On the other end of the spectrum, Peters, Carruth and defenseman Troy Rutkowski are the 20-year-old leaders.
"We've definitely developed a special bond," Peters says. "Troy has played all those games (a team-record 336), I've passed the 300 mark (306) and Mac has broken records. We're very loyal to this organization, and it's our last chance at it. We've come so close (to the Memorial Cup) in the past. We don't want to push that hard and not get it this year."
Count Calgary coach Mike Williamson among the opposition impressed with the Winterhawks, although his Hitmen rallied to beat Portland 4-3 last week.
"I don't see too many weaknesses," Williamson says. "Their defense is strong, their forwards go with speed. They're an elite team.
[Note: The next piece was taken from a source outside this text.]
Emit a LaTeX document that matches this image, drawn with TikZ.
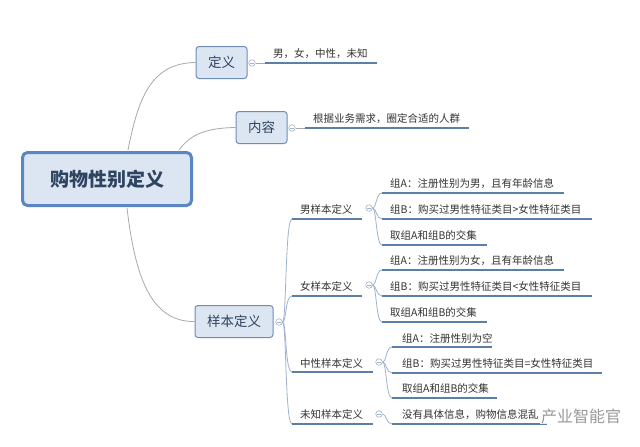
\documentclass[tikz,border=0pt]{standalone}
\usepackage{fontspec}
\setmainfont{Noto Sans CJK SC}
\definecolor{linec}{HTML}{5B80A8}
\definecolor{boxfill}{HTML}{DCE6F2}
\definecolor{boxdraw}{HTML}{6E8DB5}
\definecolor{rootdraw}{HTML}{5A87C4}
\definecolor{txt}{HTML}{333333}
\definecolor{boxtxt}{HTML}{2E4460}
\definecolor{conn}{HTML}{A8A8A8}
\definecolor{circc}{HTML}{9FB3CC}
\tikzset{
  rootbox/.style={draw=rootdraw, line width=3pt, fill=boxfill, rounded corners=5pt,
    minimum width=169pt, minimum height=53pt, text=boxtxt,
    font=\fontsize{19}{22}\selectfont\bfseries},
  topicbox/.style={draw=boxdraw, line width=1pt, fill=boxfill, rounded corners=3pt,
    minimum height=32pt, text=boxtxt, font=\fontsize{13.5}{16}\selectfont},
  leaf/.style={anchor=base west, inner sep=0pt, text=txt, font=\fontsize{10.5}{12}\selectfont},
  uline/.style={draw=linec, line width=2pt},
  connl/.style={draw=conn, line width=0.8pt},
  brack/.style={draw=circc, line width=0.8pt},
  circn/.style={circle, draw=circc, fill=white, line width=0.6pt, minimum size=6.5pt, inner sep=0pt},
  wm/.style={text=gray!80, font=\fontsize{16}{18}\selectfont, inner sep=1pt, fill=white, fill opacity=0.85, text opacity=1}
}
\newcommand{\minus}[1]{\draw[draw=circc, line width=0.6pt] ([xshift=-1.6pt]#1.center) -- ([xshift=1.6pt]#1.center);}
\begin{document}
\begin{tikzpicture}[x=1pt, y=-1pt]
\useasboundingbox[fill=white] (0,0) rectangle (640,447);

% main nodes
\node[rootbox] (root) at (107,179) {购物性别定义};
\node[topicbox, minimum width=51pt] (def) at (221.5,62.5) {定义};
\node[topicbox, minimum width=51pt] (cont) at (261.5,127.5) {内容};
\node[topicbox, minimum width=78pt] (samp) at (234,321.5) {样本定义};

% root connectors
\coordinate (r1) at (128,150);
\coordinate (r2) at (179,150);
\coordinate (r3) at (127,208);
\draw[connl] (r1) .. controls (138,100) and (150,63) .. (def.west);
\draw[connl] (r2) .. controls (190,135) and (205,128) .. (cont.west);
\draw[connl] (r3) .. controls (135,275) and (150,322) .. (samp.west);

% collapse circles
\node[circn] (c1) at (252,63) {};
\node[circn] (c2) at (292,128) {};
\node[circn] (c3) at (279,322) {};
\node[circn] (cm) at (369,208) {};
\node[circn] (cf) at (369,285) {};
\node[circn] (cn) at (379,362) {};
\node[circn] (cu) at (379,414) {};
\foreach \c in {c1,c2,c3,cm,cf,cn,cu} {\minus{\c}}

% 定义 child
\coordinate (d0) at (265,63); \coordinate (d1) at (377,63);
\draw[connl] (c1.east) -- (d0);
\draw[uline] (d0) -- (d1);
\node[leaf] (dtext) at (273,57) {男，女，中性，未知};

% 内容 child
\coordinate (n0) at (305,128); \coordinate (n1) at (469,128);
\draw[connl] (c2.east) -- (n0);
\draw[uline] (n0) -- (n1);
\node[leaf] (ntext) at (313,122) {根据业务需求，圈定合适的人群};

% sample level-2
\coordinate (m0) at (292,219); \coordinate (m1) at (362,219);
\coordinate (f0) at (292,296); \coordinate (f1) at (362,296);
\coordinate (z0) at (292,372); \coordinate (z1) at (373,372);
\coordinate (u0) at (292,424); \coordinate (u1) at (373,424);
\foreach \a in {m0,f0,z0,u0} {
  \draw[brack] (c3.east) .. controls ([xshift=4pt]c3.east) and ([xshift=-7pt]\a) .. (\a);
}
\draw[uline] (m0) -- (m1);
\draw[uline] (f0) -- (f1);
\draw[uline] (z0) -- (z1);
\draw[uline] (u0) -- (u1);
\node[leaf] (mt) at (300,213) {男样本定义};
\node[leaf] (ft) at (300,290) {女样本定义};
\node[leaf] (zt) at (300,367) {中性样本定义};
\node[leaf] (ut) at (300,418) {未知样本定义};

% male children
\coordinate (ma0) at (382,193); \coordinate (ma1) at (564,193);
\coordinate (mb0) at (382,219); \coordinate (mb1) at (592,219);
\coordinate (mc0) at (382,245); \coordinate (mc1) at (487,245);
% female children
\coordinate (fa0) at (382,270); \coordinate (fa1) at (564,270);
\coordinate (fb0) at (382,296); \coordinate (fb1) at (592,296);
\coordinate (fc0) at (382,322); \coordinate (fc1) at (487,322);
% neutral children
\coordinate (na0) at (392,347); \coordinate (na1) at (492,347);
\coordinate (nb0) at (392,373); \coordinate (nb1) at (602,373);
\coordinate (nc0) at (392,398); \coordinate (nc1) at (497,398);
% unknown child
\coordinate (ua0) at (392,424); \coordinate (ua1) at (547,424);

\foreach \a in {ma0,mb0,mc0} {
  \draw[brack] (cm.east) .. controls ([xshift=4pt]cm.east) and ([xshift=-6pt]\a) .. (\a);
}
\foreach \a in {fa0,fb0,fc0} {
  \draw[brack] (cf.east) .. controls ([xshift=4pt]cf.east) and ([xshift=-6pt]\a) .. (\a);
}
\foreach \a in {na0,nb0,nc0} {
  \draw[brack] (cn.east) .. controls ([xshift=4pt]cn.east) and ([xshift=-6pt]\a) .. (\a);
}
\draw[brack] (cu.east) .. controls ([xshift=4pt]cu.east) and ([xshift=-6pt]ua0) .. (ua0);

\foreach \a/\b in {ma0/ma1,mb0/mb1,mc0/mc1,fa0/fa1,fb0/fb1,fc0/fc1,na0/na1,nb0/nb1,nc0/nc1,ua0/ua1} {
  \draw[uline] (\a) -- (\b);
}

\node[leaf] (mat) at (390,187) {组A：注册性别为男，且有年龄信息};
\node[leaf] (mbt) at (390,213) {组B：购买过男性特征类目>女性特征类目};
\node[leaf] (mct) at (390,239) {取组A和组B的交集};
\node[leaf] (fat) at (390,264) {组A：注册性别为女，且有年龄信息};
\node[leaf] (fbt) at (390,290) {组B：购买过男性特征类目<女性特征类目};
\node[leaf] (fct) at (390,316) {取组A和组B的交集};
\node[leaf] (nat) at (402,342) {组A：注册性别为空};
\node[leaf] (nbt) at (402,367) {组B：购买过男性特征类目=女性特征类目};
\node[leaf] (nct) at (402,392) {取组A和组B的交集};
\node[leaf] (uat) at (402,418) {没有具体信息，购物信息混乱};

% watermark
\node[wm] (wmark) at (581,416) {产业智能官};
\end{tikzpicture}
\end{document}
They probably let up a little bit in the third period (in the loss)."
Williamson says the relatively small size of Petan, Leipsic and Rattie shouldn't be a problem in the WHL playoffs.
"You're only small if you play small, you're only big if you play big," Williamson says. "It's how big you play. Those guys play big. They get to all the tough areas, are willing to take pucks to the net and win a lot of puck battles."
The Hitmen, meanwhile, remain in the thick of the Eastern Conference playoff race, sitting behind Edmonton in points. They just went 4-1 against U.S. Division opponents, all on the road, to move to 37-17-1-3 (78 points). The loss came Wednesday at Spokane 4-3.
Williamson, the former Portland player and coach, led the Hitmen to the 2010 Memorial Cup tournament. Calgary missed the playoffs in 2011, but returned to the postseason last year. Clearly, the Hitmen have another good team.
"We've got a strong group, a lot of depth," Williamson says. "We haven't seen Edmonton since before Christmas, and they've made a few changes, but they're a very good hockey team. Very good. We've shown we can play with the best teams. We've just been inconsistent."
Williamson briefly left the coaching business a few years ago after being let go by the Winterhawks. He and wife Michelle wanted to stay in Portland to live and raise their two children. But when Calgary came calling, Williamson jumped at the chance to coach for one of the league's strongest franchises.
"Calgary's a great place. From a family standpoint and coaching standpoint, there are a lot of positives," he says. "Portland is still home. We've got some family and friends in Portland, and we come back in the summer."